[START Records supplied]

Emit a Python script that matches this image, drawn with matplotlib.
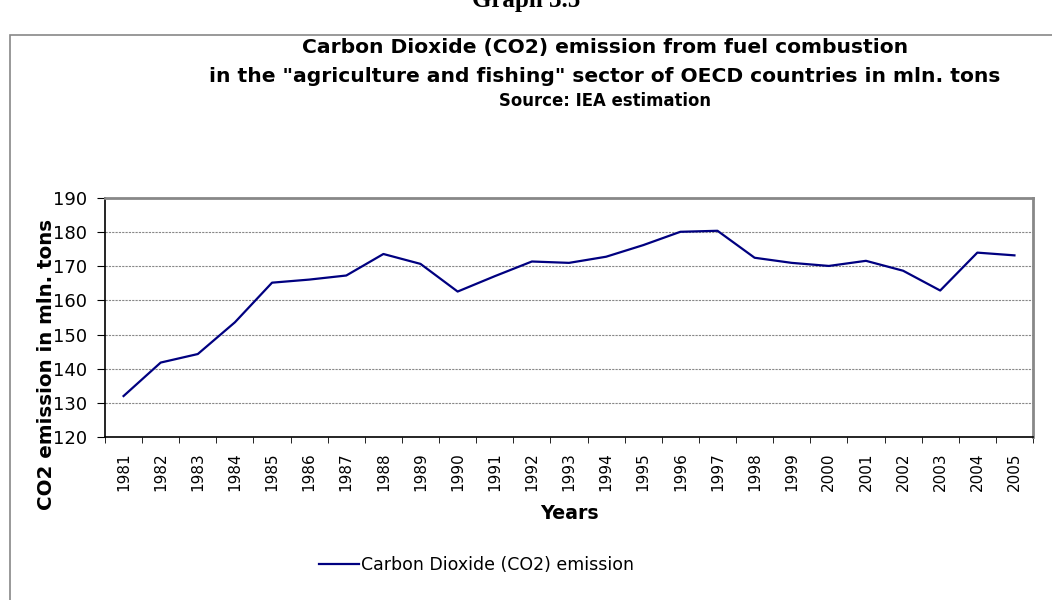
import matplotlib
matplotlib.use('Agg')
import matplotlib.pyplot as plt
from matplotlib.patches import Rectangle

# Données (mln. tonnes)
annees = ['1981', '1982', '1983', '1984', '1985', '1986', '1987', '1988', '1989',
          '1990', '1991', '1992', '1993', '1994', '1995', '1996', '1997', '1998',
          '1999', '2000', '2001', '2002', '2003', '2004', '2005']
emissions = [132.0, 141.8, 144.3, 153.6, 165.2, 166.1, 167.3, 173.6, 170.7,
             162.6, 167.1, 171.4, 171.0, 172.8, 176.2, 180.1, 180.4, 172.5,
             171.0, 170.1, 171.6, 168.7, 162.9, 174.0, 173.2]
graduations_y = [120, 130, 140, 150, 160, 170, 180, 190]

plt.rcParams['font.family'] = ['DejaVu Sans']

fig = plt.figure(figsize=(10.52, 6), dpi=100)

# Cadre autour de la figure
fig.patches.append(Rectangle((10 / 1052, -0.05), 1.2, (600 - 35) / 600 + 0.05,
                             transform=fig.transFigure, fill=False,
                             edgecolor='#888888', linewidth=1.2))

fig.text(0.5, 1.0, 'Graph 3.5', ha='center', va='center', fontsize=18,
         fontweight='bold', family=['Liberation Serif', 'DejaVu Serif'])
fig.text(605 / 1052, 1 - 47 / 600, 'Carbon Dioxide (CO2) emission from fuel combustion',
         ha='center', va='center', fontsize=14.6, fontweight='bold')
fig.text(605 / 1052, 1 - 76 / 600,
         'in the "agriculture and fishing" sector of OECD countries in mln. tons',
         ha='center', va='center', fontsize=14.6, fontweight='bold')
fig.text(605 / 1052, 1 - 101 / 600, 'Source: IEA estimation',
         ha='center', va='center', fontsize=11.9, fontweight='bold')

ax = fig.add_axes([105 / 1052, 163 / 600, 928 / 1052, 239 / 600])
x = list(range(len(annees)))
ax.plot(x, emissions, color='#000080', linewidth=1.6, label='Carbon Dioxide (CO2) emission')

ax.set_xlim(-0.5, len(annees) - 0.5)
ax.set_ylim(120, 190)
ax.set_yticks(graduations_y)
ax.set_yticklabels([str(v) for v in graduations_y], fontsize=13)
ax.set_xticks(x)
ax.set_xticklabels(annees, rotation=90, fontsize=11)
ax.tick_params(axis='x', length=0, pad=11)
ax.set_xticks([i - 0.5 for i in range(len(annees) + 1)], minor=True)
ax.tick_params(axis='x', which='minor', length=4.5, direction='out', color='black')
ax.tick_params(axis='y', length=6, direction='out', pad=7)

ax.yaxis.grid(True, linestyle=(0, (2, 1)), color='#888888', linewidth=0.8)
ax.set_axisbelow(True)

for cote in ['left', 'bottom']:
    ax.spines[cote].set_color('black')
    ax.spines[cote].set_linewidth(1.2)
for cote in ['top', 'right']:
    ax.spines[cote].set_color('#888888')
    ax.spines[cote].set_linewidth(2)

ax.set_xlabel('Years', fontsize=13.7, fontweight='bold', labelpad=9)
ax.set_ylabel('CO2 emission in mln. tons', fontsize=14.3, fontweight='bold')
ax.yaxis.label.set(va='center', ha='center')
ax.yaxis.set_label_coords((46 - 105) / 928, (600 - 364 - 163) / 239)

fig.legend(loc='center left', bbox_to_anchor=(312 / 1052, 1 - 565 / 600), frameon=False,
           fontsize=12.5, handlelength=2.3, handletextpad=0.1, borderaxespad=0)

fig.savefig('out.png', dpi=100)
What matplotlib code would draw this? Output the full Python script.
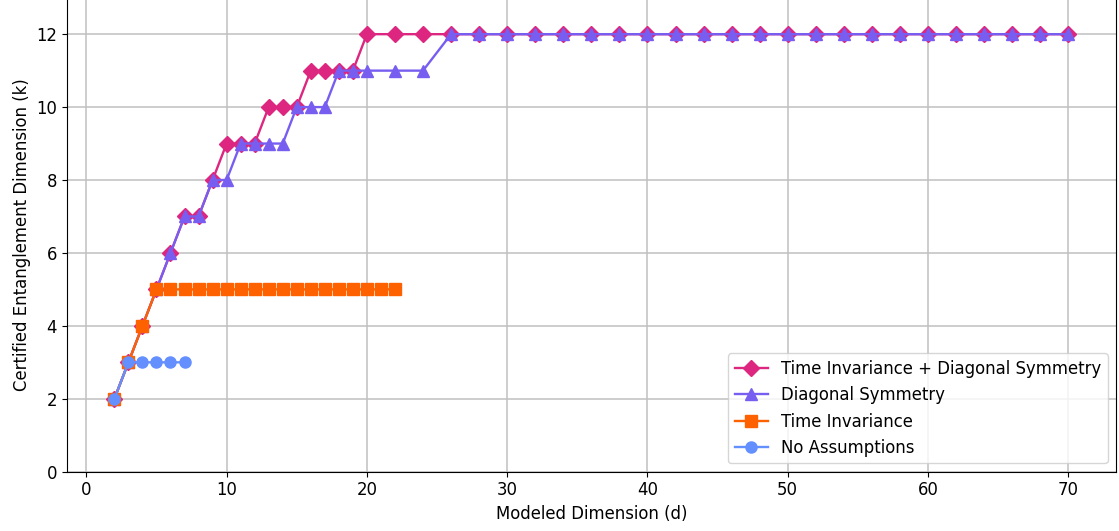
import matplotlib
matplotlib.use('Agg')
import matplotlib.pyplot as plt

# ------------------------------------------------------------
# data
# ------------------------------------------------------------
d_full = list(range(2, 21)) + list(range(22, 71, 2))
k_ti_ds = [2, 3, 4, 5, 6, 7, 7, 8, 9, 9, 9, 10, 10, 10, 11, 11, 11, 11, 12] + [12] * 25
k_ds = [2, 3, 4, 5, 6, 7, 7, 8, 8, 9, 9, 9, 9, 10, 10, 10, 11, 11, 11] + [11, 11] + [12] * 23

d_ti = list(range(2, 23))
k_ti = [2, 3, 4, 5] + [5] * 17

d_na = [2, 3, 4, 5, 6, 7]
k_na = [2, 3, 3, 3, 3, 3]

labels = ['Time Invariance + Diagonal Symmetry', 'Diagonal Symmetry',
          'Time Invariance', 'No Assumptions']

# colours (IBM colour-blind palette)
C_TI_DS = '#DC267F'
C_DS = '#785EF0'
C_TI = '#FE6100'
C_NA = '#648FFF'

plt.rcParams['font.size'] = 11.9

fig = plt.figure(figsize=(11.19, 5.31), dpi=100)
ax = fig.add_axes([0.0596, 0.1117, 0.9377, 0.8926])

lw = 1.7
ms = 8
ax.plot(d_full, k_ti_ds, marker='D', color=C_TI_DS, lw=lw, ms=ms, label=labels[0])
ax.plot(d_full, k_ds, marker='^', color=C_DS, lw=lw, ms=ms, label=labels[1])
ax.plot(d_ti, k_ti, marker='s', color=C_TI, lw=lw, ms=ms, label=labels[2])
ax.plot(d_na, k_na, marker='o', color=C_NA, lw=lw, ms=ms, label=labels[3])

ax.set_xlim(-1.4, 73.4)
ax.set_ylim(0, 13)
ax.set_xticks(range(0, 71, 10))
ax.set_yticks(range(0, 13, 2))
ax.set_xlabel('Modeled Dimension (d)')
ax.set_ylabel('Certified Entanglement Dimension (k)')
ax.grid(True, color='#c0c0c0', lw=1.1)
ax.set_axisbelow(True)
ax.legend(loc='lower right')

fig.savefig('out.png', dpi=100)
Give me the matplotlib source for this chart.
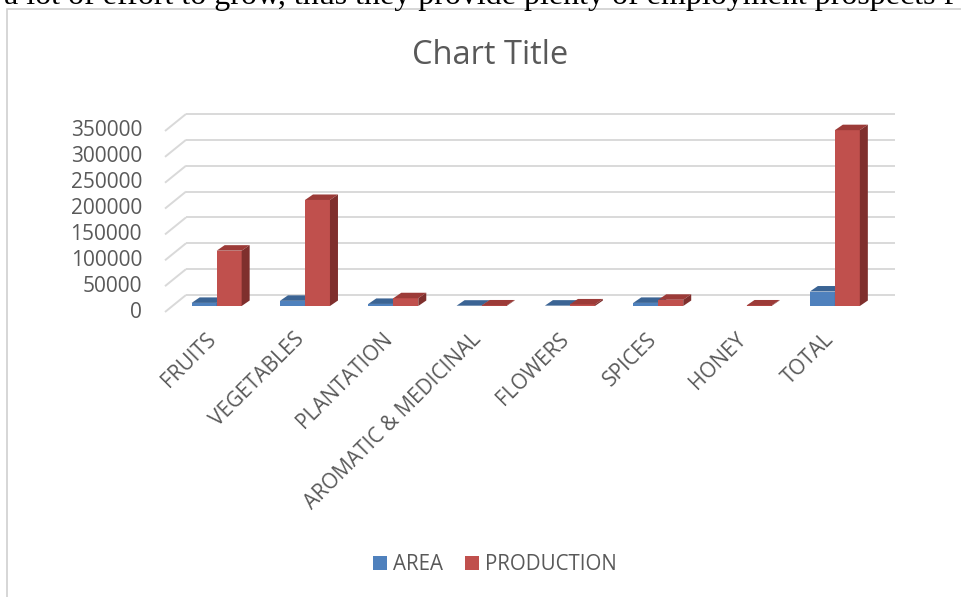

[END Records supplied]

**Objective**
Begin at the first line of the records and please reproduce every line exactly through the one containing "from matplotlib.patches import Rectangle", leaving all pictures out.

**Output**
Emit a Python script that matches this image, drawn with matplotlib.
import matplotlib
matplotlib.use('Agg')
import matplotlib.pyplot as plt
from matplotlib.patches import Rectangle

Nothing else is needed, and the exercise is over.